With "The Shining" disqualified, then, there's only one movie that stands above all others as the definitive film of King's horror career: the original "Carrie," released in 1976.

Carrie is both a landmark release for King's career and cinema at large

If nothing else, Stephen King is prolific. King's official website lists 96 novels and novellas alone, which make up a part of his collected works, including short stories, nonfiction, screenplays, and more. Before virtually ever other novel he would eventually come to write, King was the author of "Carrie," first published in 1974. "Carrie" was almost lost to the sands of time — in a retrospective published by The Guardian, King revealed that at one point, he crumpled up his original manuscript in disgust. His wife had to rescue those pages and encourage King to complete it.

"Carrie," ended up becoming King's first published novel. Just two years after its release, director Brian De Palma adapted it into a film, starring a young Sissy Spacek in one of the greatest horror performances of all time. Spacek portrays the film's titular character, Carrie White, a teenage girl struggling with the typically awkward changes that mark the transition from childhood into adulthood. However, Carrie's daily life is complicated by a fanatically religious mother — herself one of the best villains in a filmed Stephen King work. Carrie is also telepathic, which manifests in a chaotic manner befitting a socially repressed teenage girl.
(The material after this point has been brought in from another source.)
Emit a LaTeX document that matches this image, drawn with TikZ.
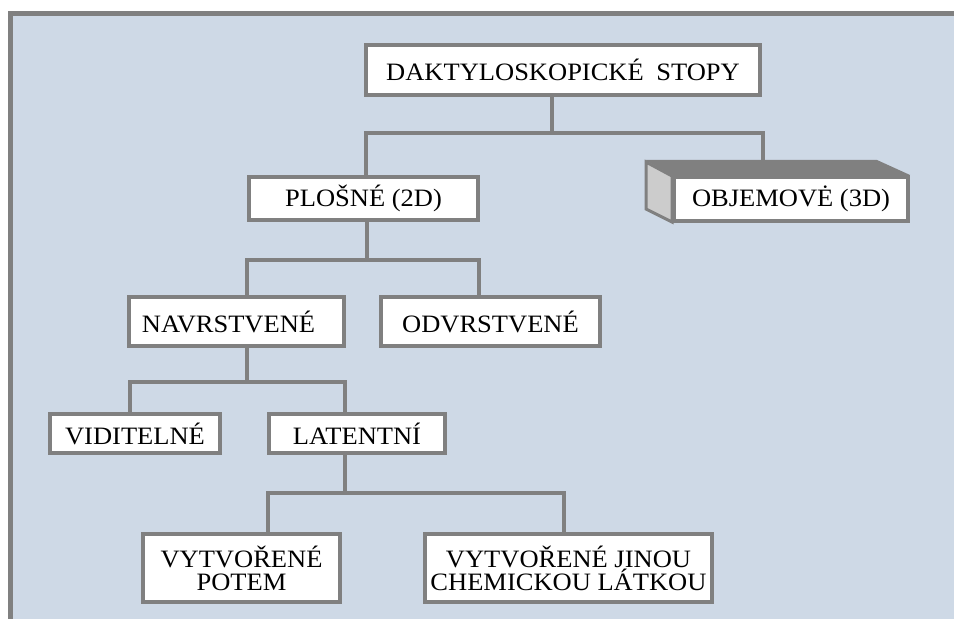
\documentclass[tikz,border=0pt]{standalone}
\usepackage{fontspec}
\setmainfont{Liberation Serif}[FakeStretch=1.06]

\definecolor{panelblue}{RGB}{206,217,230}
\definecolor{linegray}{RGB}{128,128,128}
\definecolor{sidegray}{RGB}{204,204,204}

\tikzset{
  box/.style={draw=linegray, line width=2pt, fill=white, inner sep=0pt,
    align=center, font=\fontsize{12.5}{11.5}\selectfont},
  conn/.style={draw=linegray, line width=2pt, line join=miter}
}

\begin{document}
\begin{tikzpicture}[x=0.5pt,y=-0.5pt]
    % Background panel
    \useasboundingbox (0,0) rectangle (954,619);
    \fill[white] (0,0) rectangle (954,619);
    \draw[line width=2.5pt, draw=linegray, fill=panelblue] (10.5,14) rectangle (975,645);

    % Boxes
    \node[box, minimum width=197pt, minimum height=25pt] (stopy) at (563,70) {DAKTYLOSKOPICKÉ\enspace STOPY};
    \node[box, minimum width=114.5pt, minimum height=21.5pt] (plosne) at (363.5,198.5) {PLOŠNÉ (2D)};

    % 3D box for the volume traces
    \fill[linegray] (645,160) -- (877,160) -- (910,175) -- (672,175) -- cycle;
    \draw[linegray, line width=1.5pt, fill=sidegray] (646,162) -- (672,176) -- (672,222) -- (646,209) -- cycle;
    \node[box, minimum width=117pt, minimum height=22pt] (objem) at (791,199) {OBJEMOVĖ (3D)};
    \coordinate (objtop) at (763,160);

    \node[box, minimum width=107.5pt, minimum height=24.5pt] (navr) at (236.5,321.5) {NAVRSTVENÉ\hspace{8pt}};
    \node[box, minimum width=109.5pt, minimum height=24.5pt] (odvr) at (490.5,321.5) {ODVRSTVENÉ};
    \node[box, minimum width=85pt, minimum height=19.5pt] (vidit) at (135,433.5) {VIDITELNÉ};
    \node[box, minimum width=88pt, minimum height=19.5pt] (latent) at (357,433.5) {LATENTNÍ};
    \node[box, minimum width=98.5pt, minimum height=34pt] (potem) at (241.5,568) {VYTVOŘENÉ\\POTEM};
    \node[box, minimum width=143.5pt, minimum height=34pt] (jinou) at (568.5,568) {VYTVOŘENÉ JINOU\\CHEMICKOU LÁTKOU};

    % Connectors
    \draw[conn] ([xshift=-5.5pt]stopy.south) -- ++(0,36) coordinate (b1);
    \draw[conn] ([xshift=1pt]plosne.north) |- (b1) -| (objtop);

    \draw[conn] ([xshift=1.5pt]plosne.south) -- ++(0,38) coordinate (b2);
    \draw[conn] ([xshift=5pt]navr.north) |- (b2) -| ([xshift=-6pt]odvr.north);

    \draw[conn] ([xshift=5pt]navr.south) -- ++(0,34) coordinate (b3);
    \draw[conn] ([xshift=-2.5pt]vidit.north) |- (b3) -| ([xshift=-6pt]latent.north);

    \draw[conn] ([xshift=-6pt]latent.south) -- ++(0,38) coordinate (b4);
    \draw[conn] ([xshift=13pt]potem.north) |- (b4) -| ([xshift=-2.5pt]jinou.north);

\end{tikzpicture}
\end{document}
Rolling Stone ranked "Carrie" as the best Stephen King movie due to the dramatic tension it sustains across both its relatively down-to-earth depiction of the life of an outcast high schooler and its bombastic climax. "Carrie" not only marked the arrival of Stephen King as one of America's premiere storytellers, but endures as one of his crowning achievements. Because of both its importance and lasting legacy, "Carrie" remains the standout work of King's prolific horror movie career.